Am I suggesting we abandon worshipping and honouring God? Are we to abandon reverence, the ‘fear of the Lord’? What is worship and honour? For me, honouring any person means acknowledging them for who they are, respecting that they are different from me and that I can never presume to know everything about them. It means having a sense of awe before others as I realise their mystery, their distinctiveness, and treating them as holy. This is the most I can give to others and the most I want for myself. It is also the most I can be for God and, I believe, the most God wants. Worship is opening myself to what I know God to be and letting myself sense something of what that means. My response may be one of silence, of awe, of praise, of singing, of joy or pain. I am in the presence of the love which gave birth to the universe, the love I see poured out in the life of Jesus. That is far from the image of a power-obsessed deity demanding fear.

God is not a super-king or super-father bent on cowering ‘his’ subjects or children to respect and obedience; God is like Jesus.

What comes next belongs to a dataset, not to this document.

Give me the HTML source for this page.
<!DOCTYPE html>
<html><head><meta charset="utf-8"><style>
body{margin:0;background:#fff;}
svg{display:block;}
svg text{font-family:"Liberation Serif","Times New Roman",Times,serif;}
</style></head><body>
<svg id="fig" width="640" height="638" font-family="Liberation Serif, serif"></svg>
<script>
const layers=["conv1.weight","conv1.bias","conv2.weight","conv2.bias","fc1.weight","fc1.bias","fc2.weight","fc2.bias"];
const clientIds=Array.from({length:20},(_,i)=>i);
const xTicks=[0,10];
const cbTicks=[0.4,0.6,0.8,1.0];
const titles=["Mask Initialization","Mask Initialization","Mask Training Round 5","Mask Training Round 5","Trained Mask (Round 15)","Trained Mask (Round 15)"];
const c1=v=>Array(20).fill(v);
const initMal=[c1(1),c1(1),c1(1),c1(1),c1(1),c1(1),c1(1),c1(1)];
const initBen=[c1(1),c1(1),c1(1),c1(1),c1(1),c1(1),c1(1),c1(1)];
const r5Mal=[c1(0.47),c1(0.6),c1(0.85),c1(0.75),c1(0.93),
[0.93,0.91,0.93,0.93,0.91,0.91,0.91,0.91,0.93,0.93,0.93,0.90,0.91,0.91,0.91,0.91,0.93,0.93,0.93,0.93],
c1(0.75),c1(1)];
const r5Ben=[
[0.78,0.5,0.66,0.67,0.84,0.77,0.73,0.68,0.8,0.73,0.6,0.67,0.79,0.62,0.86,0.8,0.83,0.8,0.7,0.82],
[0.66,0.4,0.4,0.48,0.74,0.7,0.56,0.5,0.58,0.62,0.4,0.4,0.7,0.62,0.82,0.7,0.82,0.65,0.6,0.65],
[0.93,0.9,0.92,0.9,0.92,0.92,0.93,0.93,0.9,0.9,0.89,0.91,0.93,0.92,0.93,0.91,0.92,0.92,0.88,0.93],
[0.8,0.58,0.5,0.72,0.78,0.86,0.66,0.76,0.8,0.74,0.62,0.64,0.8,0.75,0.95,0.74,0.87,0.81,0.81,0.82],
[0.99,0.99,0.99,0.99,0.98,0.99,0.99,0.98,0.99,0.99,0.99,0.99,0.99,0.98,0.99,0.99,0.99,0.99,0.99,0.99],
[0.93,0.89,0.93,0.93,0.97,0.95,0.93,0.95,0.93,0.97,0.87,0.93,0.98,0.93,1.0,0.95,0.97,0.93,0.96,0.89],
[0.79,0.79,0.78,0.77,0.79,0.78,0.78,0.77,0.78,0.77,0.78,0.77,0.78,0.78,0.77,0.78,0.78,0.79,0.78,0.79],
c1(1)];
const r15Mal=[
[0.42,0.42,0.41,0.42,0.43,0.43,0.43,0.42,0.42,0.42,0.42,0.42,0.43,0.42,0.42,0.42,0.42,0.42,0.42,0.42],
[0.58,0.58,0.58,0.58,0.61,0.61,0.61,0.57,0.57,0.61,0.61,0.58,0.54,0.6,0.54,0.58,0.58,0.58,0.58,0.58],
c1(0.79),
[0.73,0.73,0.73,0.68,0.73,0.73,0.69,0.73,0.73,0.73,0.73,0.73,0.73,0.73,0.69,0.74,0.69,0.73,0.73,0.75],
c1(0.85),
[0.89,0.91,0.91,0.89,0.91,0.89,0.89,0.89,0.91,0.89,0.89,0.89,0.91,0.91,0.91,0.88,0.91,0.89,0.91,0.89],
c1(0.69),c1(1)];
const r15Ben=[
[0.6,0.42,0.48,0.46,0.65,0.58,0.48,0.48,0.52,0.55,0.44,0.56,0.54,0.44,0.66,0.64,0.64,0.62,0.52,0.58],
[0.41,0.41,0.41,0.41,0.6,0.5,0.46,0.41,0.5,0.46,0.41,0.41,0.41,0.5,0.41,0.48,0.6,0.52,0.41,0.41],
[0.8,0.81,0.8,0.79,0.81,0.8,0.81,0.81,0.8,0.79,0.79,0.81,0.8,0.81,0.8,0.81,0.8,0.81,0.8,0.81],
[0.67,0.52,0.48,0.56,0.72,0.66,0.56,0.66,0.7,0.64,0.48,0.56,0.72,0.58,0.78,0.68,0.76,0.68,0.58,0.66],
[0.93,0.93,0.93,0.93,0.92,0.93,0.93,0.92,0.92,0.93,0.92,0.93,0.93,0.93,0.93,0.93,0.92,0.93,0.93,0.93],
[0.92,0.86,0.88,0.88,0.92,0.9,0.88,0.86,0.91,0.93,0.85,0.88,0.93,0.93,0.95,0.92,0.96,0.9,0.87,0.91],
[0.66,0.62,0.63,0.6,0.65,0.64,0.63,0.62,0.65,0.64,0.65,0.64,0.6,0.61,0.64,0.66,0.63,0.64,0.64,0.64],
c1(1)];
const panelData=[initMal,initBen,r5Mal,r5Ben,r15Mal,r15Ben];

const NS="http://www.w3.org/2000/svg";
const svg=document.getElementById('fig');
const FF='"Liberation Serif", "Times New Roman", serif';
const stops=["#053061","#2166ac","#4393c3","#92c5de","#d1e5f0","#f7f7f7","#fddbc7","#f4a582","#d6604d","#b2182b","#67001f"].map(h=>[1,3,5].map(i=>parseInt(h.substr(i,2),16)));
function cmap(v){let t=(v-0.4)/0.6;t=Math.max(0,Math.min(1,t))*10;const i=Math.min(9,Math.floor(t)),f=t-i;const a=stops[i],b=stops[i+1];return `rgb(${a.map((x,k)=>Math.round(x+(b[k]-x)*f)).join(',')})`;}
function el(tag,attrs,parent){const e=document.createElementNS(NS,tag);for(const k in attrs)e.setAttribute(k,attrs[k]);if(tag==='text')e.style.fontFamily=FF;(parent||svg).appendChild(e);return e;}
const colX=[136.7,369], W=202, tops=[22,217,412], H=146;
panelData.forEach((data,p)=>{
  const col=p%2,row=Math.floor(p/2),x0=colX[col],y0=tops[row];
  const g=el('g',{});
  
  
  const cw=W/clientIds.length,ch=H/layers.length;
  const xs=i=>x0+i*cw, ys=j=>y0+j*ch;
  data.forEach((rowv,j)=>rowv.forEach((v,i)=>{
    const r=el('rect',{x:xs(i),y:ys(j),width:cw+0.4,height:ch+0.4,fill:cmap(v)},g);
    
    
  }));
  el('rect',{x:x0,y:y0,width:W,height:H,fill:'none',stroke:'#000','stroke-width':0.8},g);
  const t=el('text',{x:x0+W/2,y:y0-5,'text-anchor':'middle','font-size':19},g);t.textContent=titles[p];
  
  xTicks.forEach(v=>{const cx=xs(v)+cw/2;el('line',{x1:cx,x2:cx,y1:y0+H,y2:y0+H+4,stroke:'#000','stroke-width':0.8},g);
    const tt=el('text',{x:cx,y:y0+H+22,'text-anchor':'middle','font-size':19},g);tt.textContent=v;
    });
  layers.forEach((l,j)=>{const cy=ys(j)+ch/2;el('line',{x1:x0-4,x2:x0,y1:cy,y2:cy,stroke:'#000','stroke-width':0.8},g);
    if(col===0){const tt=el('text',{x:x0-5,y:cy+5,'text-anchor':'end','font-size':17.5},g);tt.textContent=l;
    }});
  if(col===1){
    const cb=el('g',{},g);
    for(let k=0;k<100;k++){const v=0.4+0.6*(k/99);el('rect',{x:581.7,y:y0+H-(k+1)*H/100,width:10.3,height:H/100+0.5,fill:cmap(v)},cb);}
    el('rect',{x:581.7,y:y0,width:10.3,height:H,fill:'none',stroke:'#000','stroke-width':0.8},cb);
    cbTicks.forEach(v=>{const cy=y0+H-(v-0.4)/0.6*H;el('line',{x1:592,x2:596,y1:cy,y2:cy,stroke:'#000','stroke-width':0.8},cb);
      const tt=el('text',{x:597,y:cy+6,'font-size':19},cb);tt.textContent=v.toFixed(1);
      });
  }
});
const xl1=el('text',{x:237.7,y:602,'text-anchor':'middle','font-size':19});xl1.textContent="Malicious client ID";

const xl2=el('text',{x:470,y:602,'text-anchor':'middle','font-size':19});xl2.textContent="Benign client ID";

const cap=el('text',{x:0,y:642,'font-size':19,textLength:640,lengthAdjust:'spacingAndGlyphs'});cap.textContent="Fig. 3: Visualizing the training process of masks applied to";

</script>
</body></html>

Jesus, by what he said and what he did, turned the popular power- based image of God upside down. It is significant that when Jesus uses the model of a parent to speak about God, he tells of someone who runs down the road to embrace a wayward son with compassion. Jesus said that the greatness is not to be like those rulers who love power, but to be a humble person who loves people. These were his values. He came, he said, not to be served but to serve and give his life. God is also such a giver of life. The image of king we find in the gospels is the image of Jesus crowned with thorns on a cross. This is a deliberate subversion. For here is a new kind of power, an apparently foolish and powerless power. Here is the love that brought it all into being and which never gives up in its yearning to bring justice and wholeness to the world, even when it means being poured out in death. So when you ask me about God, I can’t help but go on to talk about Jesus.